# High or Low bore Axis.... what is it and how does it affect my shooting?



## Sandibeach (Apr 30, 2012)

Hello- to all of you pistol gurus. Could you please explain what the bore axis is and how it affects one persons shooting compared to anothers? Which pistols have a low axis compared to some that have a high bore axis. 
Your knowledge would be appreciated.
Thanks,
Sandibeach:smt083


----------



## Steve M1911A1 (Feb 6, 2008)

*Low Bore Axis:* Chiappa Rhino revolver. Its barrel, which fires from the lowest chamber in its cylinder, is effectively below the web of the hand that holds it, so its recoil passes straight back, directly into the fleshiest part of the shooter's hand. For an illustration, click on: Chiappa Firearms

*High Bore Axis:* An extreme case is the Webley-Fosbery automatic revolver. Its barrel is placed so high above the hand that holds it, that it adds torque and force to the recoil of every shot. For an illustration, click on: Webley-Fosbery Automatic Revolver - Wikipedia, the free encyclopedia

The difference is in "perceived recoil." That is, although two pistols may recoil with exactly the same energy, the pistol with the higher bore axis will seem to "multiply" that recoil energy, and make it feel worse, due to the engineering principles involved in forces acting upon lever arms. That is, a properly positioned lever serves to increase the effect of a force placed upon one end of it.

Does that help?


----------



## TAPnRACK (Jan 30, 2013)

Good info from Steve (as always)... and i'll add to it.
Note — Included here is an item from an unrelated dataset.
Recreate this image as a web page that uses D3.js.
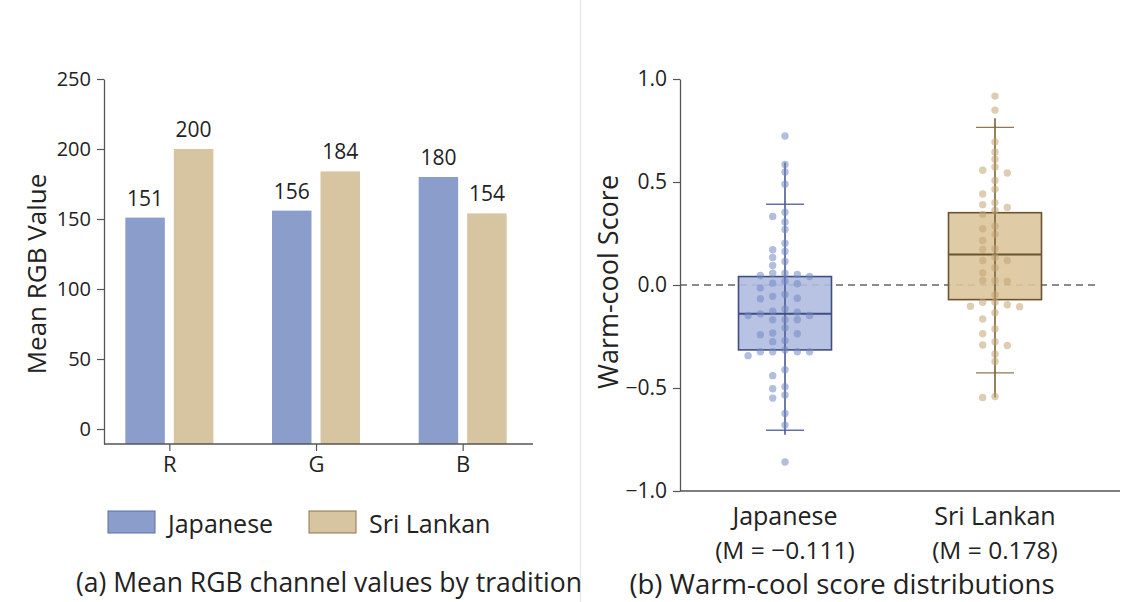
<!DOCTYPE html>
<html>
<head>
<meta charset="utf-8">
<script src="https://cdn.jsdelivr.net/npm/d3@7"></script>
<style>
  body { margin: 0; background: #fff; }
  svg { display: block; }
  text { font-family: "Open Sans", sans-serif; fill: #222; }
</style>
</head>
<body>
<svg id="chart" width="1124" height="602"></svg>
<script>
// ---- Panel (a): mean RGB channel values by tradition ----
const channels = ["R", "G", "B"];
const traditions = ["Japanese", "Sri Lankan"];
const japaneseMeans = [151, 156, 180];
const sriLankanMeans = [200, 184, 154];
const rgbTicks = [0, 50, 100, 150, 200, 250];

// ---- Panel (b): warm-cool score distributions ----
const japaneseScores = [
  0.723, 0.585, 0.549, 0.489, 0.353, 0.333, 0.306, 0.270, 0.203, 0.171,
  0.163, 0.134, 0.114, 0.095, 0.057, 0.057, 0.051, 0.046, 0.041, 0.018,
  0.009, 0.006, -0.014, -0.046, -0.055, -0.064, -0.067, -0.116, -0.127, -0.132,
  -0.140, -0.148, -0.148, -0.169, -0.169, -0.169, -0.208, -0.233, -0.237, -0.241,
  -0.270, -0.275, -0.315, -0.324, -0.324, -0.324, -0.324, -0.343, -0.411, -0.440,
  -0.494, -0.504, -0.534, -0.549, -0.624, -0.680, -0.859
];
const sriLankanScores = [
  0.917, 0.849, 0.695, 0.646, 0.611, 0.573, 0.557, 0.544, 0.507, 0.465,
  0.442, 0.400, 0.390, 0.376, 0.363, 0.343, 0.285, 0.273, 0.246, 0.216,
  0.176, 0.173, 0.135, 0.119, 0.119, 0.084, 0.059, 0.022, 0.022, 0.017,
  -0.048, -0.084, -0.084, -0.096, -0.103, -0.105, -0.135, -0.165, -0.213, -0.237,
  -0.275, -0.291, -0.294, -0.335, -0.371, -0.541, -0.546
];
const groupMeans = [-0.111, 0.178];
// box summaries: [lower cap, Q1, median, Q3, upper cap]
const japaneseBox = [-0.705, -0.315, -0.139, 0.041, 0.392];
const sriLankanBox = [-0.427, -0.071, 0.148, 0.351, 0.765];
// vertical stem extent: [bottom, top]
const japaneseStem = [-0.727, 0.595];
const sriLankanStem = [-0.546, 0.809];
const scoreTicks = [-1, -0.5, 0, 0.5, 1];
const scoreTickLabels = ["\u22121.0", "\u22120.5", "0.0", "0.5", "1.0"];

const palette = {
  "Japanese":   { bar: "#8b9dca", edge: "#5d6fa3", box: "#b0bde1", boxEdge: "#3f4e80", dot: "#7388c2", stem: "#4a5b94" },
  "Sri Lankan": { bar: "#d7c4a0", edge: "#8c7550", box: "#dcc59c", boxEdge: "#6a5430", dot: "#c2a473", stem: "#7a6035" }
};
const axisColor = "#555";

const svg = d3.select("#chart");

// separator between the two panels
svg.append("line")
  .attr("x1", 580.5).attr("x2", 580.5).attr("y1", 0).attr("y2", 602)
  .attr("stroke", "#e4e4e4").attr("stroke-width", 1);

// ================= Panel (a) =================
const gA = svg.append("g");
const yA = d3.scaleLinear().domain([-10.7, 250]).range([444, 79]);
const xA = d3.scaleBand().domain(channels).range([96, 536]).paddingInner(0).paddingOuter(0);
const xInner = d3.scaleBand().domain(traditions).range([-44, 44]).paddingInner(0.186);

const barRows = channels.map((c, i) => ({
  channel: c,
  values: [
    { tradition: "Japanese", value: japaneseMeans[i] },
    { tradition: "Sri Lankan", value: sriLankanMeans[i] }
  ]
}));

const groups = gA.selectAll("g.grp").data(barRows).join("g")
  .attr("class", "grp")
  .attr("transform", d => `translate(${xA(d.channel) + xA.bandwidth() / 2},0)`);

groups.selectAll("rect").data(d => d.values).join("rect")
  .attr("x", d => xInner(d.tradition))
  .attr("width", xInner.bandwidth())
  .attr("y", d => yA(d.value))
  .attr("height", d => yA.range()[0] - yA(d.value))
  .attr("fill", d => palette[d.tradition].bar);

groups.selectAll("text.val").data(d => d.values).join("text")
  .attr("class", "val")
  .attr("x", d => xInner(d.tradition) + xInner.bandwidth() / 2)
  .attr("y", d => yA(d.value) - 20)
  .attr("text-anchor", "middle")
  .attr("dominant-baseline", "central")
  .attr("font-size", 21)
  .text(d => d.value);

// y axis
const yAxisA = d3.axisLeft(yA).tickValues(rgbTicks).tickSize(7).tickPadding(6).tickSizeOuter(0);
const gyA = gA.append("g").attr("transform", "translate(104,0)").call(yAxisA);
gyA.select(".domain").attr("stroke", axisColor).attr("stroke-width", 1.3);
gyA.selectAll(".tick line").attr("stroke", axisColor).attr("stroke-width", 1.2);
gyA.selectAll(".tick text").attr("font-size", 20).attr("fill", "#222")
  .style("font-family", '"Open Sans", sans-serif');

// x axis
const xAxisA = d3.axisBottom(d3.scalePoint().domain(channels)
    .range([xA("R") + xA.bandwidth() / 2, xA("B") + xA.bandwidth() / 2]))
  .tickSize(7).tickPadding(5).tickSizeOuter(0);
const gxA = gA.append("g").attr("transform", "translate(0,444)").call(xAxisA);
gxA.select(".domain").remove();
gxA.append("line").attr("x1", 104).attr("x2", 533).attr("stroke", axisColor).attr("stroke-width", 1.3);
gxA.selectAll(".tick line").attr("stroke", axisColor).attr("stroke-width", 1.2);
gxA.selectAll(".tick text").attr("font-size", 22).attr("fill", "#222")
  .style("font-family", '"Open Sans", sans-serif');

gA.append("text")
  .attr("transform", "translate(36,274) rotate(-90)")
  .attr("text-anchor", "middle").attr("dominant-baseline", "central")
  .attr("font-size", 26)
  .text("Mean RGB Value");

// legend
const legend = gA.append("g");
const legendX = [108, 309];
traditions.forEach((t, i) => {
  legend.append("rect")
    .attr("x", legendX[i]).attr("y", 511).attr("width", 47).attr("height", 22)
    .attr("fill", palette[t].bar).attr("stroke", palette[t].edge).attr("stroke-width", 1);
  legend.append("text")
    .attr("x", legendX[i] + 60).attr("y", 523)
    .attr("dominant-baseline", "central")
    .attr("font-size", 25)
    .text(t);
});

gA.append("text")
  .attr("x", 329).attr("y", 582)
  .attr("text-anchor", "middle").attr("dominant-baseline", "central")
  .attr("font-size", 26.5)
  .text("(a) Mean RGB channel values by tradition");

// ================= Panel (b) =================
const gB = svg.append("g");
const yB = d3.scaleLinear().domain([-1, 1]).range([491, 79]);
const xB = d3.scalePoint().domain(traditions).range([680, 1100]).padding(0.5);

// zero reference line
gB.append("line")
  .attr("x1", 680).attr("x2", 1098).attr("y1", yB(0)).attr("y2", yB(0))
  .attr("stroke", "#666").attr("stroke-width", 1.3).attr("stroke-dasharray", "7,5");

// axes
const yAxisB = d3.axisLeft(yB).tickValues(scoreTicks)
  .tickFormat((d, i) => scoreTickLabels[i]).tickSize(7).tickPadding(6).tickSizeOuter(0);
const gyB = gB.append("g").attr("transform", "translate(680,0)").call(yAxisB);
gyB.select(".domain").attr("stroke", axisColor).attr("stroke-width", 1.3);
gyB.selectAll(".tick line").attr("stroke", axisColor).attr("stroke-width", 1.2);
gyB.selectAll(".tick text").attr("font-size", 21).attr("fill", "#222")
  .style("font-family", '"Open Sans", sans-serif');

gB.append("line")
  .attr("x1", 680).attr("x2", 1120).attr("y1", 491).attr("y2", 491)
  .attr("stroke", axisColor).attr("stroke-width", 1.3);

gB.append("text")
  .attr("transform", "translate(607,282) rotate(-90)")
  .attr("text-anchor", "middle").attr("dominant-baseline", "central")
  .attr("font-size", 27)
  .text("Warm-cool Score");

// simple swarm: each point takes the first free lane near the centre
function swarm(values, gap) {
  const laneOrder = [0, -1, 1, -2, 2, -3, 3, -4, 4];
  const placed = [];
  return values.map(v => {
    const y = yB(v);
    const lane = laneOrder.find(l => placed.every(p => p.lane !== l || Math.abs(p.y - y) >= gap));
    placed.push({ y, lane });
    return { v, y, lane };
  });
}

const boxGroups = [
  { name: "Japanese", scores: japaneseScores, box: japaneseBox, stem: japaneseStem, mean: groupMeans[0] },
  { name: "Sri Lankan", scores: sriLankanScores, box: sriLankanBox, stem: sriLankanStem, mean: groupMeans[1] }
];
const boxHalf = 46.5, capHalf = 19, laneStep = 12.3;

boxGroups.forEach(g => {
  const cx = xB(g.name);
  const col = palette[g.name];
  const [lo, q1, med, q3, hi] = g.box;
  const grp = gB.append("g");

  grp.append("rect")
    .attr("x", cx - boxHalf).attr("width", boxHalf * 2)
    .attr("y", yB(q3)).attr("height", yB(q1) - yB(q3))
    .attr("fill", col.box).attr("fill-opacity", 0.9)
    .attr("stroke", col.boxEdge).attr("stroke-width", 1.6);

  grp.append("line")
    .attr("x1", cx).attr("x2", cx).attr("y1", yB(g.stem[1])).attr("y2", yB(g.stem[0]))
    .attr("stroke", col.stem).attr("stroke-width", 1.6);

  [lo, hi].forEach(v => grp.append("line")
    .attr("x1", cx - capHalf).attr("x2", cx + capHalf).attr("y1", yB(v)).attr("y2", yB(v))
    .attr("stroke", col.stem).attr("stroke-width", 1.3).attr("stroke-opacity", 0.85));

  grp.append("line")
    .attr("x1", cx - boxHalf).attr("x2", cx + boxHalf).attr("y1", yB(med)).attr("y2", yB(med))
    .attr("stroke", col.boxEdge).attr("stroke-width", 2);

  grp.selectAll("circle").data(swarm(g.scores, 7)).join("circle")
    .attr("cx", d => cx + d.lane * laneStep)
    .attr("cy", d => d.y)
    .attr("r", 3.7)
    .attr("fill", col.dot).attr("fill-opacity", 0.55);

  gB.append("text")
    .attr("x", cx).attr("y", 515)
    .attr("text-anchor", "middle").attr("dominant-baseline", "central")
    .attr("font-size", 25)
    .text(g.name);
  gB.append("text")
    .attr("x", cx).attr("y", 549)
    .attr("text-anchor", "middle").attr("dominant-baseline", "central")
    .attr("font-size", 24.5)
    .text(`(M = ${d3.format(".3f")(g.mean).replace("-", "\u2212")})`);
});

gB.append("text")
  .attr("x", 842).attr("y", 583)
  .attr("text-anchor", "middle").attr("dominant-baseline", "central")
  .attr("font-size", 27.5)
  .text("(b) Warm-cool score distributions");
</script>
</body>
</html>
Low bore axis - CZ handguns

High bore axis - Sig Sauer

These are 2 examples of a high & low bore axis on popular handguns... most other makes are in-between. CZ slides run in, not on, the frame giving them a low bore axis and truely does help with recoil and point shooting... plus their all steel guns (most models). Sig Sauer overcomes the high bore axis by having a heavy slide and also having most models frames being made out of metal.

Neither type is really hinderd by having a different bore axis as handgun preference is subjective and everyone likes something different.

Interesting link w/video explaining it as well...
http://www.thetruthaboutguns.com/2012/03/chris-dumm/the-truth-about-muzzle-flip-and-bore-height/


----------



## rex (Jan 27, 2012)

Good explanations by both there.Grab the gun and look at where the bore axis is relative to the web of your hand,that's the telltale sign.M&Ps,Glocks,PPKs (they'll remove web skin),high beavered 1911's all drop the bore into the web of your hand which helps counteract muzzle flip.Sigs and the type put more frame over the web which can help induce flip,but it really depends on you and your grip.

I'm a 1911 lover with a Brown style grip safety,I can rattle off 4 shots a second at in your face distance because of the low bore axis.Mt Beretta has a slightly higher bore axis but it's a wimpier round so there isn't a big difference on time.My plastic HK should recoil more because it's lighter,but It doesn't due to the design.Think of an AR compared to a Mini 14-the AR cycles straight back into you while the Mini has a higher barrel-the AR cycles straight back into your shoulder with basically no flip but the Mini's higher bore throws flip into it.While it isn't set in stone as to bore axis because it really depends on your ability,it can make a difference.I've seen high a bore shooter outshoot someone with a low bore,it's a matter of experience.


----------